Yeah, I was dragged home for Christmas. Well, not literally, but I was nagged enough that I gave in. It wasn't that bad, but it had an odd air of finality about it. My parents know, and half-stated, that this was our last Christmas, at least of this form. They tried, halfway, to make things work. They tried to get me two Bowler (is that how you spell it?) hats, assuming that my Dad's unusually large head was the same size as mine, but alas my head is apparently even more abnormally large, so neither fit. Darn it, I've been wanting those hats for so long. They also tried to find me a new digital camera, a Canon Powershot G2, but were unable to find one in stores. I feel a widening gap with my mother and two youngest sisters, and oddly that isn't the same as the gap seperating me from my father. I wonder how things are between my father and mother. There seems to be tension spread throughout that entire house..

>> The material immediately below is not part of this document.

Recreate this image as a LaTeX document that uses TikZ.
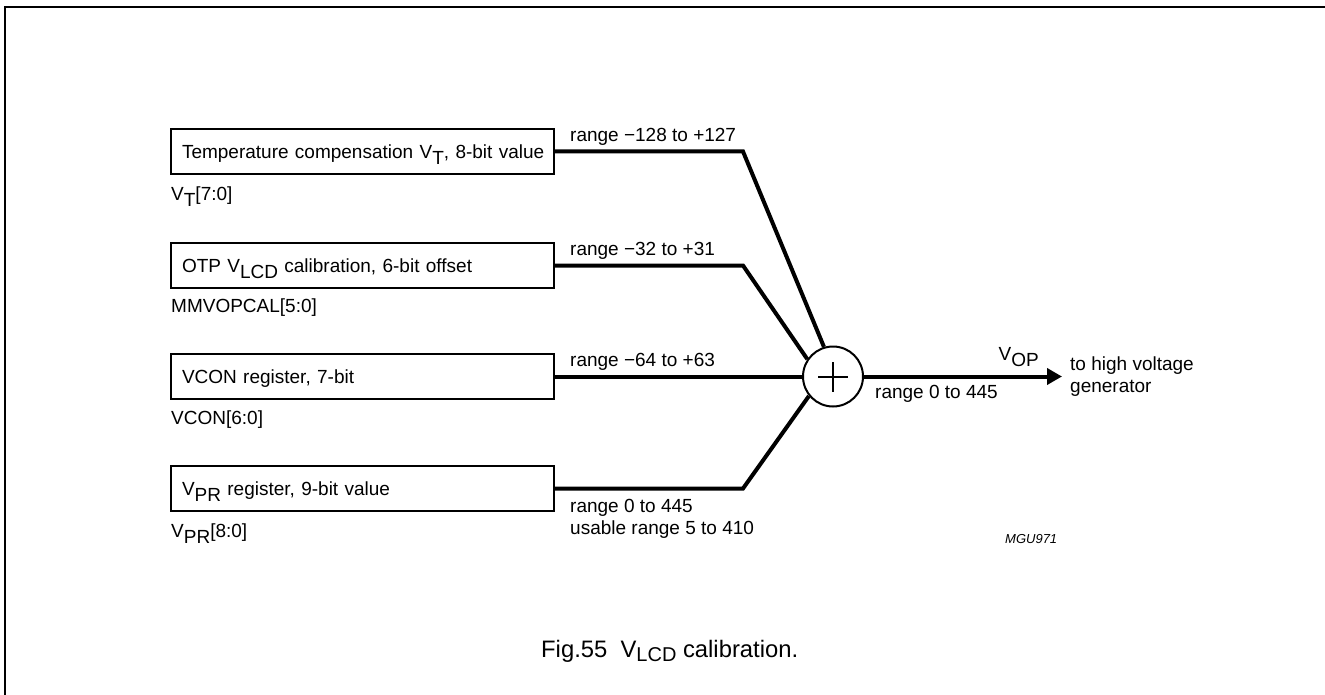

From the chaos there, I appear to return home to Columbus more decisive. I am almost resolved to go for my original desired half-duplex. I changed Wally's litter, and changed the garbage bag, two things I've been putting off for a long time. I did enjoy visiting my grandparents before I went to my parents'. That reminds me, I need to make arrangements to visit Mimi (my other grandmother), perhaps visiting my other relatives in Texas on the same trip.
I am temporarily blinded -- I've been wondering what musical is my favorite, and I cannot judge with accuracy because of my current infaturation with Hedwig. It is, after all, something that still feels new. I don't know if I should just say that (Hedwig is currently my favorite because it's new, but I don't know what will be when the newness wears out), or say that I cannot judge because the newness is blinding me. It all depends on if I want my concept of favorite, for this purpose, to have a broad scope in time, or if it should match how I feel right now. So much depends on definition. Philosophy is life. If you want to be able to think about common things, you must be able to deal with definitions, crises of meaning, and the places where language is a bit soft.
I am a validating parser. The most unpopular of listeners, the strict guardian of good thought. I am angered by stupidity, by sloppy thought, and by poetry where it does not seem to belong. If you do what is fun, use the hammer of truth to beat in your values, and seem unaware of what you do, I begin to steam.
Liberals? Conservatives? Who can I deal with better? I tend to dislike both. I think, however, that I would rather deal with liberals, because their relativism, defanged as it is, is more intelligent than the conservative failure to truly see the mind of others. The conservative is the creature that cannot see, the liberal the creature that cannot act. Hmm. And yet I am again unsure which I prefer, thinking about it. The liberals can see somewhat more clearly, and they still have some misunderstandings about the force that must exist in society. Coercion is the blood of society. It should be kept small, but it is not possible to do without it.
Blah. I didn't really want to talk about this. Or maybe I did, but I don't now. See? The very idiomatic habits of English, those common phrases, they seduce me too. I must strive to be cleaner, to perfect my speech and action. Ahh, that reminds me. One of the oddities about visiting home was that I refused to drink wine or watch TV with my parents. I already am at least purified that much. I must keep in mind the vision of who I want to be, the face of the lion on the tree, the venus flytrap, the beautiful unity of right brain and left brain, the abstention from groupthought, religion, and patriotism, the cold logic and the warm hand.